Claire Bryant, Cello
Cellist Claire Bryant has appeared as a soloist with the Kuopion Orchestieri of Finland, the National Symphony of Honduras in Tegucigalpa, the San Francisco Conservatory Orchestra, and the South Carolina Philharmonic Orchestra. An active chamber musician, she has collaborated with Donald Weilerstein, the Peabody Trio, Roger Tapping, Maria Lambros, and members of the St. Lawrence, Orion, Mendelssohn, and Pacifica string quartets. She is a founding member of the TETRAS Quartet, a string quartet dedicated to the study, performance, and promotion of repertoire of the 20th and 21st centuries.
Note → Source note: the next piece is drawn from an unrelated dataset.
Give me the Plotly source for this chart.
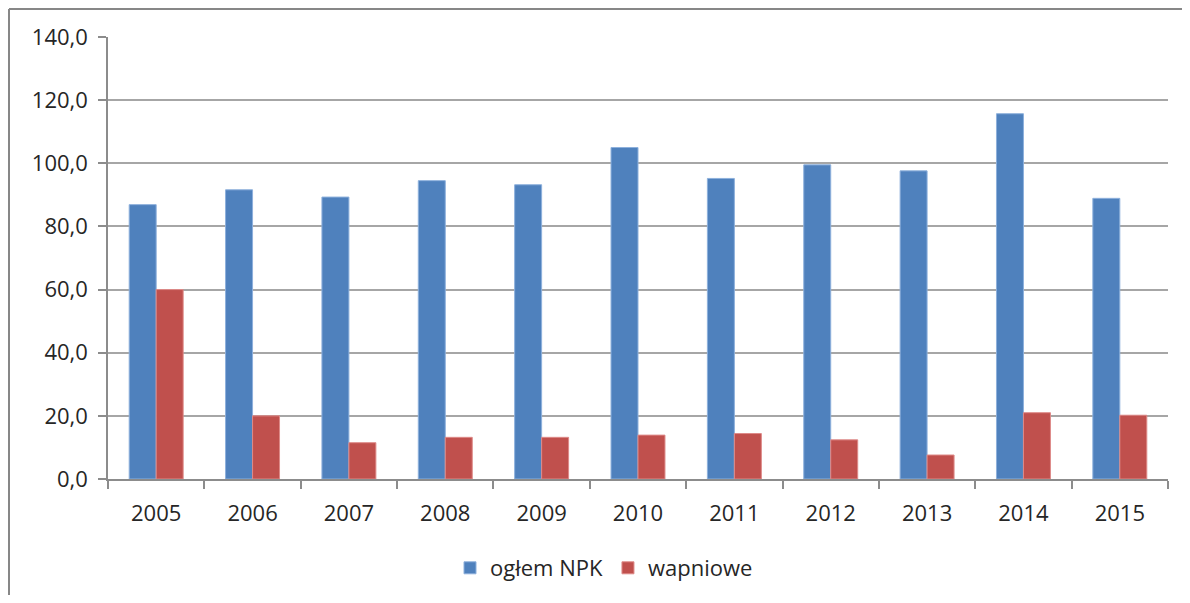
import plotly.graph_objects as go

years = ["2005", "2006", "2007", "2008", "2009", "2010", "2011", "2012", "2013", "2014", "2015"]
npk = [86.9, 91.6, 89.3, 94.5, 93.2, 105.0, 95.2, 99.5, 97.6, 115.7, 88.9]
wapniowe = [60.0, 20.0, 11.5, 13.2, 13.2, 13.9, 14.4, 12.4, 7.6, 21.0, 20.2]
y_ticks = [0, 20, 40, 60, 80, 100, 120, 140]

# page body has an 8px default margin; figure placed at (8, 8)
OFF = 8
W, H = 1190 - 2 * OFF, 603 - 2 * OFF
L, T = 108 - OFF, 37 - OFF
R = W + OFF - 1168
B = H + OFF - 479
pw, ph = W - L - R, H - T - B

font = dict(family="Open Sans, Lato, sans-serif", size=22, color="#262626")

fig = go.Figure()
fig.add_trace(go.Bar(name="ogłem NPK", x=years, y=npk,
                     marker=dict(color="#4F81BD", line=dict(color="#8DB0DC", width=1))))
fig.add_trace(go.Bar(name="wapniowe", x=years, y=wapniowe,
                     marker=dict(color="#C0504D", line=dict(color="#DE8A88", width=1))))

def px_x(x):  # page pixel -> paper
    return (x - OFF - L) / pw

def px_y(y):
    return (H + OFF - B - y) / ph

border = dict(color="#878787", width=2)
fig.add_shape(type="line", xref="paper", yref="paper",
              x0=px_x(9), x1=px_x(1195), y0=px_y(9), y1=px_y(9), line=border)
fig.add_shape(type="line", xref="paper", yref="paper",
              x0=px_x(9), x1=px_x(9), y0=px_y(9), y1=px_y(610), line=border)

fig.update_layout(
    width=W, height=H,
    margin=dict(l=L, r=R, t=T, b=B, autoexpand=False),
    paper_bgcolor="white", plot_bgcolor="white",
    barmode="group", bargap=0.44, bargroupgap=0,
    separators=", ",
    font=font,
    showlegend=True,
    legend=dict(orientation="h", x=px_x(604), xanchor="center", y=px_y(568), yanchor="middle",
                font=dict(family=font["family"], size=22, color="#262626"),
                itemwidth=30, traceorder="normal"),
    xaxis=dict(type="category", showline=True, linecolor="#8c8c8c", linewidth=1.5,
               ticks="outside", tickson="boundaries", ticklen=8, tickcolor="#8c8c8c",
               tickwidth=1.5, showgrid=False, tickfont=font, ticklabelstandoff=14,
               automargin=False),
    yaxis=dict(range=[0, 140], tickvals=y_ticks, tickformat=".1f", showline=True,
               linecolor="#8c8c8c", linewidth=1.5, ticks="outside", ticklen=8,
               tickcolor="#8c8c8c", tickwidth=1.5, showgrid=True, gridcolor="#a6a6a6",
               gridwidth=1.5, tickfont=font, zeroline=False, ticklabelstandoff=6,
               automargin=False),
)

fig.write_html("out.html")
She is the founder, producer, and artistic director of the acclaimed chamber music series With Strings Attached, which has raised over $10,000 for arts education in her native state of South Carolina. Claire received her Bachelor of Music degree from the San Francisco Conservatory of Music and her Master of Music degree from The Juilliard School. As part of her fellowship program, Claire teaches in the Bronx at the Grove Hill School, PS 157X.

Caitlin Sullivan, Cello
Cellist Caitlin Sullivan is gaining widespread recognition as a solo, chamber, and orchestral musician. She is a winner of numerous prizes and awards, and has performed extensively with groups as diverse as the Argento New Music Project and Symphonic Eurythmy, and in venues ranging from Trinity Church to Jazz at Lincoln Center. As a winner of the 2006 Artists International Audition, Ms. Sullivan gave her Carnegie Hall recital debut last December. Committed to outreach and music education, Ms. Sullivan has been a Teaching Artist for the Chamber Music Society of Lincoln Center and a faculty member of the Belvoir Terrace summer performing arts camp in Lenox, Massachusetts; she has also taught in the Pre-College Division of The Juilliard School. Ms. Sullivan received her bachelor’s degree from the Eastman School of Music, where she studied with Steven Doane, and her master’s degree from The Juilliard School, where she studied with Timothy Eddy. As part of her fellowship program, Caitlin teaches in Manhattan, at PS 153.